Right now I have one regular student that flys 3x a week. So I get about 4.5 hours of flying and some ground a week. I have also found it hard to recruit more students. I have about 7 maybes at any one time. It seems hard for anybody to commit to spending when the technology jobs around here are still uncertain.

Even though it kinda sounds gloomy now, I think their are signs of improvement. Since things are slow and I don't get as much flying as I would like, I am going to get my A&P. I also have signs about to be a free safety pilot just for the hours. I tought that maybe this could be a way to talk somebody into doing a commercial license with me.

Anyway, I have rambled. It is though all around right now, but we are breaking out of it. It is time to take what you can and hold fast.

--- Snoopy
CFI for (little) pay v. Paying for flying

Well, if you're working as a CFI you really don't need to pay for your own flying, so that eliminates that concern.

It all depends. Probably right at the moment it'll be hard to find work, but when hiring picks up and instructors are picked up by regionals, etc., there will be more work per instructor. New student starts will pick up as well as people start believing again that there is a pilot shortage. :rolleyes:

Another point to consider is if you instruct at an FBO versus a 141-type school. You'll have a captive audience of students if you work at a place like FlightSafety. In addition, 141 students are usually there "for the duration," so you can count on keeping the same students or rotating among the same students for months at a time. At an FBO, you might get some who are training for the career and who will be steady customers, but you're more likely to get people who train sporadically for their Private, renters and people needing flight reviews. It's a different kind of clientele than at schools.

You can bank on maybe 30 contact hours a week or more if you have 5-10 students and enough aircraft and sims in which to train them. Expect to put in 50 hours or more a week at work to gin up your 30 hours a week of contact. Don't count on it being steady.

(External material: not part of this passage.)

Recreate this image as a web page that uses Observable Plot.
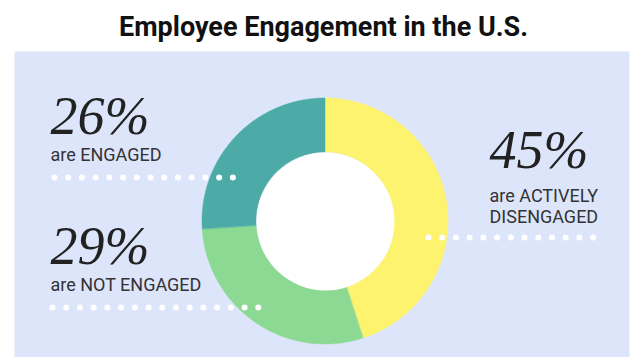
<!DOCTYPE html>
<html>
<head>
<meta charset="utf-8">
<script src="https://cdn.jsdelivr.net/npm/d3@7"></script>
<script src="https://cdn.jsdelivr.net/npm/@observablehq/plot@0.6"></script>
<style>
  html, body { margin: 0; padding: 0; background: #ffffff; width: 644px; height: 357px; overflow: hidden; }
  #title { height: 51px; width: 644px; box-sizing: border-box; padding-top: 11px; text-align: center;
    font-family: Roboto, "Noto Sans", sans-serif; font-weight: 700; font-size: 27px; color: #111; line-height: 32px; padding-left: 3px; }
  #chart svg { display: block; }
</style>
</head>
<body>
<div id="title">Employee Engagement in the U.S.</div>
<div id="chart"></div>
<script>
// ---- data ----
const categories = ["Actively disengaged", "Not engaged", "Engaged"];
const shares = [45, 29, 26];
const percentLabels = ["45%", "29%", "26%"];
const descriptions = ["are ACTIVELY\nDISENGAGED", "are NOT ENGAGED", "are ENGAGED"];
const sliceColors = ["#fdf36f", "#8bd993", "#4caba6"];

// ---- layout (pixels within the svg) ----
const W = 644, H = 306;
const cx = 325, cy = 170, R = 123, r = 69;
const labelPos = {
  "Engaged":             {x: 50,  yPct: 82,  yDesc: 109, dotY: 126, dotX0: 54,  dots: 14},
  "Not engaged":         {x: 50,  yPct: 212, yDesc: 239, dotY: 256, dotX0: 52,  dots: 16},
  "Actively disengaged": {x: 489, yPct: 116, yDesc: 171, dotY: 186, dotX0: 428, dots: 13}
};
const dotStep = 13.72;

// build ring-slice outlines from the shares
const total = d3.sum(shares);
let acc = 0;
const ring = [];
categories.forEach((c, i) => {
  const a0 = acc / total * 2 * Math.PI;
  acc += shares[i];
  const a1 = acc / total * 2 * Math.PI;
  const n = 80;
  for (let k = 0; k <= n; k++) {
    const t = a0 + (a1 - a0) * k / n;
    ring.push({category: c, x1: cx + R * Math.sin(t), y1: cy - R * Math.cos(t),
               x2: cx + r * Math.sin(t), y2: cy - r * Math.cos(t)});
  }
});

const labels = categories.map((c, i) => ({category: c, pct: percentLabels[i], desc: descriptions[i], ...labelPos[c]}));
const leaderDots = labels.flatMap(l => d3.range(l.dots).map(k => ({category: l.category, x: l.dotX0 + k * dotStep, y: l.dotY})));

const plot = Plot.plot({
  width: W, height: H,
  marginLeft: 14, marginRight: 15, marginTop: 0, marginBottom: 0,
  x: {domain: [14, W - 15], range: [14, W - 15], axis: null},
  y: {domain: [0, H], range: [0, H], axis: null},
  color: {domain: categories, range: sliceColors},
  style: {background: "transparent"},
  marks: [
    Plot.frame({fill: "#dde5fb", stroke: null}),
    Plot.area(ring, {x1: "x1", y1: "y1", x2: "x2", y2: "y2", fill: "category", z: "category", stroke: "category", strokeWidth: 0.5}),
    Plot.dot([0], {x: () => cx, y: () => cy, r: r, fill: "#ffffff", stroke: null}),
    Plot.dot(leaderDots, {x: "x", y: "y", r: 3, fill: "#ffffff", stroke: null}),
    Plot.text(labels, {x: "x", y: "yPct", text: "pct", textAnchor: "start", lineAnchor: "bottom",
      fontFamily: "Liberation Serif", fontStyle: "italic", fontSize: 54, fill: "#222"}),
    Plot.text(labels, {x: "x", y: "yDesc", text: "desc", textAnchor: "start", lineAnchor: "bottom",
      fontFamily: "Roboto", fontSize: 18, lineHeight: 1.12, fill: "#333"})
  ]
});
document.getElementById("chart").appendChild(plot);
</script>
</body>
</html>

Don't forget about weather, maintenance vagaries and student no-shows. You''ll find that you have good months and bad months.

Good luck with your plans.
Last edited:
The instructors charge from $50-125 per hour for their time, ground and flight. Depending on factors not revealed to me, pay can be from $14 to $125 per hour. Benefits include low rates on health insurance, gym membership, at cost aircraft rental, and free training time.

One instructor might have 2 lessons at $50, 1 at $70, and an aircraft certification flight at $125 one day. He usually takes home $5400 a month.

Another instructor will decline all attempts to get him scheduled, "oh I'm busy," then wonder why he is earning nothing. This instructor I don't understand. :confused:

I know a few CFIIs up north that are charging $125-200 per hour for their instruction. One only does heavy Piper twins, the other mainly remedial instruction ($130).

The key is to be worth what you charge.

Jedi Nein
After seeing these prices I'm glad I got mine done 15 years ago get this... C-150 $6/hr Instructor $6/hr. I miss those days!!!